With TikTok on the brink, it's time to talk about digital estate planning

With TikTok on the brink, it's time to talk about digital estate planning
Americans estimate the value of their digital assets in the hundreds of the thousands of dollars. Advisors don't all bring it up, but digital estate planning is timely, especially with bitcoin exploding and a major social media site approaching a ban.
DEC 16, 2024

The clock is ticking on Tiktok’s presence in the US amid a recent appellate court ruling upholding a law banning the app – making it a good time to think about estate planning.

That might sound like a non sequitur, at least to the 86 percent of people who said they have not considered the planning needs for their digital assets, according to recent survey. That category includes things that have an obvious monetary value, such as crypto assets, particularly notable with the price of bitcoin reaching $107,000 this week. But it also includes hard-to-replace information, such as biometric or account security data, or even data with purely sentimental value, such as images in social media posts.

And as aspects of our lives increasingly are online, it makes a lot of sense to plan for what happens to one’s digital footprint after death, said Jamie Hopkins, chief wealth officer at WSFS Bank and Bryn Mawr Trust.

“Only 14 percent [of people] stated that they any kind of documents that dealt with digital assets” related to estate planning,” said Hopkins, who analyzed the data from the survey his firm commissioned. “That’s an opportunity and a risk for financial professionals.”

The opportunity is to educate clients – and prospective ones – on the needs for digital estate planning. The risk, for an estate planner, anyway, is not offering that, as all but two US states require it as part of the profession, he said.

The issue hasn’t been at the forefront of planning because, in part, people dying over the past decade have been reaching 83 – and social media use in that age group skewed low, he said.

That of course is changing, and planning will help ensure that partners or family members won’t have to take social media companies or email providers to court to access the deceased’s accounts to retrieve media or change or deactivate them.

Companies like X, formerly Twitter, claim ownership of the accounts and handles, even if the same isn’t necessarily true of the media posted by users. Accounts in a person’s name may not be transferred, Hopkins said.

“You can give people access to it for purposes of wrapping it up, because you do own the potential underlying copyrights for photos and tweets,” he said.

“This is going to become a bigger and bigger issue.”

It’s also an issue that hasn’t been settled in the courts, he said. X, for example, had claimed ownership of the Infowars account handle on its platform, meaning that it could not have been transferred to The Onion, which had won a bankruptcy auction to purchase the conspiracy theory site’s assets. Since that sale has been blocked in court, for now, the issue has not been resolved, Hopkins said.

TikTok’s uncertain fate also illuminates the issue. The Chinese-owned company will begin to be shutdown Jan. 19 in the US, unless it is sold to a domestic buyer or the US Supreme Court agrees to its request, filed today, to hear its case. TikTok account owners thus have a limited window, at least for now, to try to get some of their media out of the site, Hopkins said.

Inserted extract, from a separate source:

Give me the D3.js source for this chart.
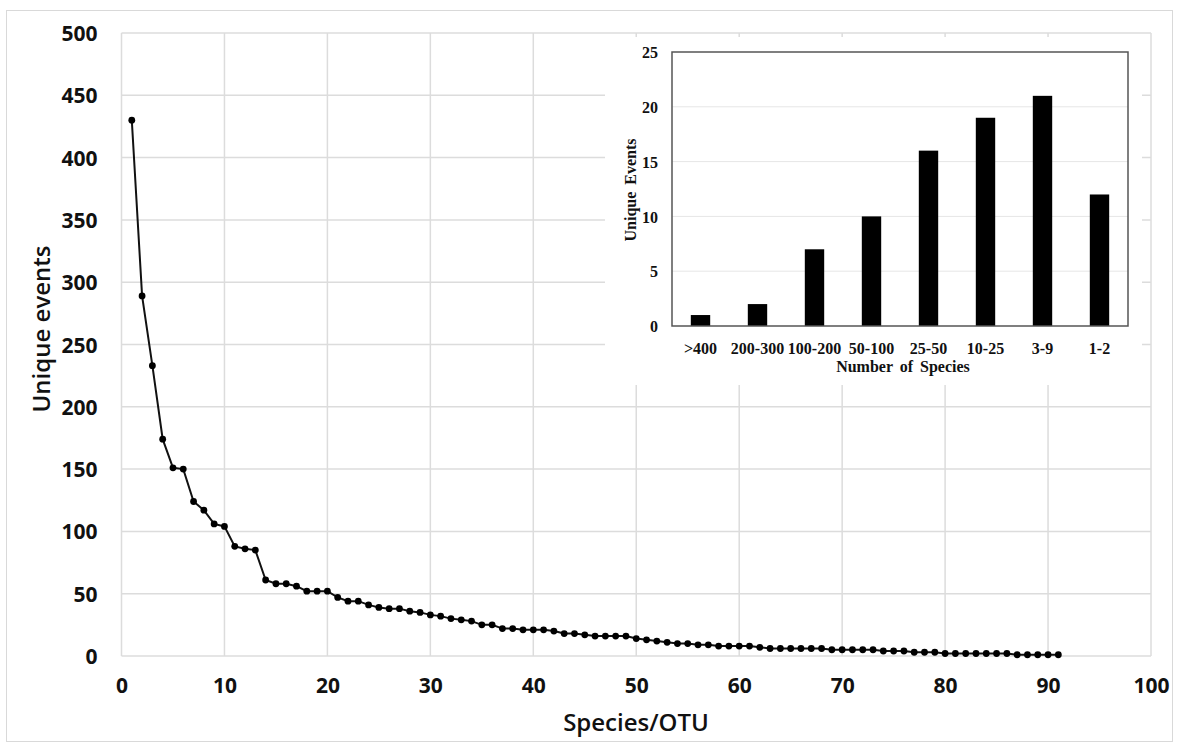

“A lot of people are shocked to find that they don’t own the account,” he said.

Even prominent users, influencers, often fail to recognize that, making the mistake of establishing nontransferable accounts before they take off, he said.

“Their biggest mistake is that they typically become influencers first and then set up all the planning stuff afterward,” he said. “Realistically [the accounts] should be set up inside of the business first.”

Valuable or not, nearly two-thirds of Americans said they plan to leave some of their digital assets to heirs, and 42 percent indicated they want their accounts deleted when they become incapacitated or die, the survey found. The report is based on responses from 1,500 people, half of whom were considered high net worth, in September and October.

Overall, 44 percent of those with financial advisors said planning around digital assets has been raised as a topic. About three quarters of high-net-worth people said they plan to bequeath such assets, but only 36 percent of their advisors had broached the subject, they said.

And people estimate the value, or at least the cost of replacing their data and media, quite highly.

On average, that figure was over $191,000, people said in the survey. Among high-net-worth respondents it was much higher, at nearly $991,000.

“What would you pay for your email, if you lost all of it?” Hopkins said. “It matters to you. It might have value to you, even if it doesn’t have value to someone else.”